Ich bleibe nicht weg! Auch wenn mich das alles zunehmend ankotzt! Außerdem ist es da, wo ich hingehe, gerade mal ein bisschen anders. Und auch wenn ich weiß, dass Alemannia wieder mitten in diesen Sog hinein geraten wird, wenn es weiter so gut läuft, versuche ich mich täglich daran zu erinnern, die momentane Phase am Tivoli möglichst ausgiebig zu genießen. Sozialromantisch ausgedrückt passiert hier nämlich gerade das: Ein No-Name-Trainer, mit einem ehemaligen Mannschaftskapitän an seiner Seite, stellt sich ein Team zusammen, das namentlich vor der Saison kein Spielerberater und auch kein Boulevard-Schmierfink kannte. Sie begeistern mit diesen Jungs die Massen. Sie begeistern sie so sehr, dass sie sogar in der vierten Liga – am Rande des scheinbar Unwichtigen also – ein ganzes Stadion damit füllen. Es schaut wenigstens von außen so aus, als würde eine Mannschaft gemeinsam für ein Ziel einstehen und sich sogar das ein oder andere Mal bewusst darüber sein, was alleine das schon für all die gebeutelten Fans da draußen auf den Rängen bedeutet. Yep – das ist der Fußball, den ich als meinen bezeichnen würde.

Wie ein Treppenwitz des Schicksals mutet es da an, dass der ärgste Konkurrent in der Tabelle die Zweitvertretung des Champions League Aspiranten vom Niederrhein ist – eine Mannschaft also, die nicht vor Zuschauern, sondern vor Spielerberatern spielt.

Und so kommt man als Sozialromatiker – der man nun mal ist – nicht umher, aus dieser Saison den ultimativen Battle zwischen der neuen und der alten Welt zu machen.
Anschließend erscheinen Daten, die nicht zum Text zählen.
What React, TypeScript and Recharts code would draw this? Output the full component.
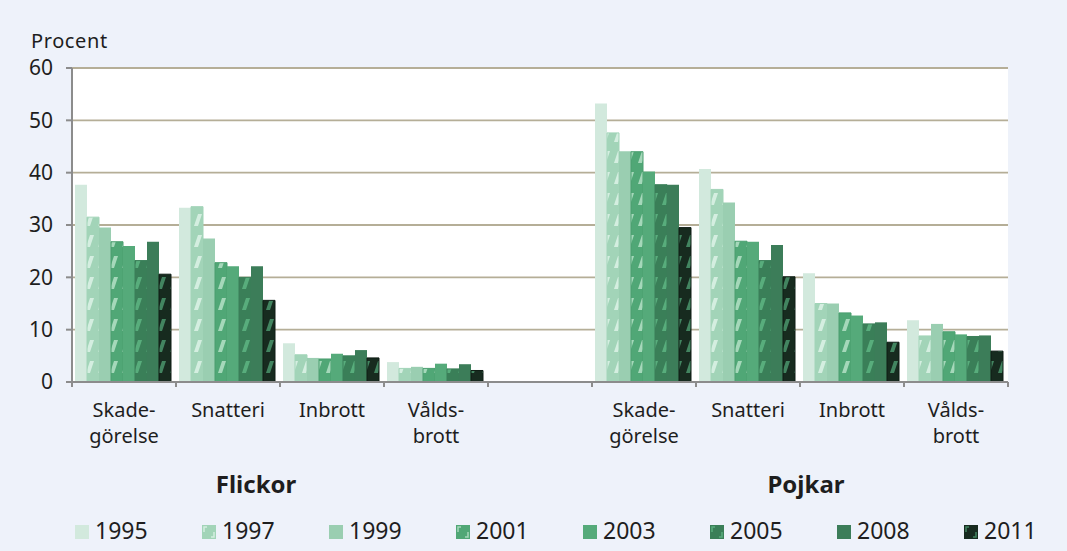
import { BarChart, Bar, XAxis, YAxis, CartesianGrid } from "recharts";

// categories (index 4 is the empty gap between the two groups)
const categoryKeys = ["f-skade", "f-snatt", "f-inbr", "f-vald", "gap", "p-skade", "p-snatt", "p-inbr", "p-vald"];
const categoryLabels: string[][] = [
    ["Skade-", "görelse"],
    ["Snatteri"],
    ["Inbrott"],
    ["Vålds-", "brott"],
    [],
    ["Skade-", "görelse"],
    ["Snatteri"],
    ["Inbrott"],
    ["Vålds-", "brott"],
];

const years = ["1995", "1997", "1999", "2001", "2003", "2005", "2008", "2011"];

const y1995 = [37.7, 33.3, 7.4, 3.8, null, 53.2, 40.7, 20.8, 11.8];
const y1997 = [31.5, 33.5, 5.2, 2.6, null, 47.6, 36.8, 15.0, 8.8];
const y1999 = [29.5, 27.4, 4.6, 2.9, null, 44.1, 34.3, 15.0, 11.1];
const y2001 = [26.8, 22.8, 4.4, 2.6, null, 44.0, 26.9, 13.2, 9.6];
const y2003 = [26.0, 22.1, 5.4, 3.5, null, 40.2, 26.8, 12.7, 9.1];
const y2005 = [23.2, 20.0, 5.0, 2.5, null, 37.7, 23.2, 11.1, 8.7];
const y2008 = [26.8, 22.1, 6.1, 3.4, null, 37.7, 26.2, 11.4, 8.9];
const y2011 = [20.6, 15.6, 4.6, 2.2, null, 29.5, 20.1, 7.6, 5.9];

const yearValues = [y1995, y1997, y1999, y2001, y2003, y2005, y2008, y2011];

const yTicks = [0, 10, 20, 30, 40, 50, 60];

const groupLabels = [
    { text: "Flickor", x: 256 },
    { text: "Pojkar", x: 806 },
];

// base colour, stripe colour (null = solid), outline
const seriesStyle = [
    { fill: "#D2E9DD", stripe: null, stroke: "none" },
    { fill: "#A2D4B8", stripe: "#D4EEE0", stroke: "#A2D4B8" },
    { fill: "#9ACEB1", stripe: null, stroke: "none" },
    { fill: "#50A776", stripe: "#A5D8BA", stroke: "#4A9E6F" },
    { fill: "#55AA7A", stripe: null, stroke: "none" },
    { fill: "#3A7F58", stripe: "#58AD7C", stroke: "#3A7F58" },
    { fill: "#3C7D59", stripe: null, stroke: "none" },
    { fill: "#172B1F", stripe: "#428560", stroke: "#0E1C14" },
];

const data = categoryKeys.map((key, i) => {
    const row: Record<string, any> = { key };
    years.forEach((yr, s) => {
        row[yr] = yearValues[s][i];
    });
    return row;
});

const W = 1067;
const H = 551;
const PLOT_LEFT = 72;
const PLOT_RIGHT = 1008;
const BAND = (PLOT_RIGHT - PLOT_LEFT) / categoryKeys.length;
const FONT = "'Noto Sans', 'DejaVu Sans', sans-serif";
const AXIS = "#8C8C8C";
const TEXT = "#1E1E1E";

const CategoryTick = (props: any) => {
    const { x, y, payload, index } = props;
    const idx = payload.index ?? index;
    const lines = categoryLabels[idx] || [];
    const last = idx === categoryKeys.length - 1;
    return (
        <g>
            <line x1={x - BAND / 2} x2={x - BAND / 2} y1={y} y2={y + 5} stroke={AXIS} strokeWidth={2} />
            {last && <line x1={x + BAND / 2} x2={x + BAND / 2} y1={y} y2={y + 5} stroke={AXIS} strokeWidth={2} />}
            {lines.map((l, i) => (
                <text key={i} x={x} y={y + 35 + i * 26} textAnchor="middle" fontSize={20} fill={TEXT} fontFamily={FONT}>
                    {l}
                </text>
            ))}
        </g>
    );
};

const App = () => {
    return (
        <div style={{ position: "absolute", left: 0, top: 0, width: W, height: H, background: "#EEF2FA", fontFamily: FONT }}>
            <BarChart
                width={W}
                height={H}
                data={data}
                margin={{ top: 68, right: W - PLOT_RIGHT, left: 12, bottom: 49 }}
                barCategoryGap={3}
                barGap={0}
            >
                <CartesianGrid vertical={false} fill="#FFFFFF" stroke="#B5AE97" strokeWidth={1.8} />
                {years.map((yr, s) => (
                    <Bar
                        key={yr}
                        dataKey={yr}
                        fill={seriesStyle[s].stripe ? `url(#pat-${yr})` : seriesStyle[s].fill}
                        stroke={seriesStyle[s].stroke}
                        strokeWidth={1}
                        isAnimationActive={false}
                    />
                ))}
                <XAxis
                    dataKey="key"
                    height={120}
                    interval={0}
                    tickLine={false}
                    tickSize={0}
                    tickMargin={0}
                    axisLine={{ stroke: AXIS, strokeWidth: 2 }}
                    tick={<CategoryTick />}
                />
                <YAxis
                    width={60}
                    domain={[0, 60]}
                    ticks={yTicks}
                    interval={0}
                    tickSize={6}
                    tickMargin={13}
                    axisLine={{ stroke: AXIS, strokeWidth: 2 }}
                    tickLine={{ stroke: AXIS, strokeWidth: 2 }}
                    tick={{ fontSize: 21, fill: TEXT, fontFamily: FONT }}
                />
            </BarChart>

            <svg width={W} height={H} style={{ position: "absolute", left: 0, top: 0, pointerEvents: "none" }}>
                <defs>
                    {years.map((yr, s) =>
                        seriesStyle[s].stripe ? (
                            <pattern key={yr} id={`pat-${yr}`} patternUnits="userSpaceOnUse" width={12} height={21}>
                                <rect width={12} height={21} fill={seriesStyle[s].fill} />
                                <polygon points="2,16 6,16 10,4 6,4" fill={seriesStyle[s].stripe as string} />
                            </pattern>
                        ) : null
                    )}
                </defs>

                <text x={31} y={48} fontSize={20} fill={TEXT} fontFamily={FONT} letterSpacing={0.6}>
                    Procent
                </text>

                {groupLabels.map((g) => (
                    <text key={g.text} x={g.x} y={493} textAnchor="middle" fontSize={24} fontWeight="bold" fill={TEXT} fontFamily={FONT}>
                        {g.text}
                    </text>
                ))}

                {years.map((yr, s) => {
                    const lx = 75 + s * 127;
                    const st = seriesStyle[s];
                    return (
                        <g key={yr}>
                            <rect x={lx} y={525} width={14} height={14} fill={st.fill} />
                            {st.stripe && (
                                <>
                                    <path d={`M${lx + 2},${527 + 5} V${527} H${lx + 5}`} stroke={st.stripe} strokeWidth={1.5} fill="none" />
                                    <path d={`M${lx + 12},${537 - 5} V${537} H${lx + 9}`} stroke={st.stripe} strokeWidth={1.5} fill="none" />
                                </>
                            )}
                            <text x={lx + 20} y={539} fontSize={23} fill={TEXT} fontFamily={FONT}>
                                {yr}
                            </text>
                        </g>
                    );
                })}
            </svg>
        </div>
    );
};

export default App;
Sollen Sie mich doch belächeln! Ich mag Alemannia derzeit, weil sie so wunderbar anders ist! So anders als Wolfsburg, Leverkusen oder Leipzig. Ich mag Alemannia derzeit, weil Millionen-Transfers oder Europapokal-Teilnahmen weit weg sind und nur die fußballerische Wahrheit der Regionalliga zählt.

Und: Ich könnte heulen, wenn ich daran denke, was passiert, wenn dieser großartige Trend anhält und diese wunderbare Mannschaft weiter gewinnt. Wo soll das nur hinführen? Scheiß Sozialromantik!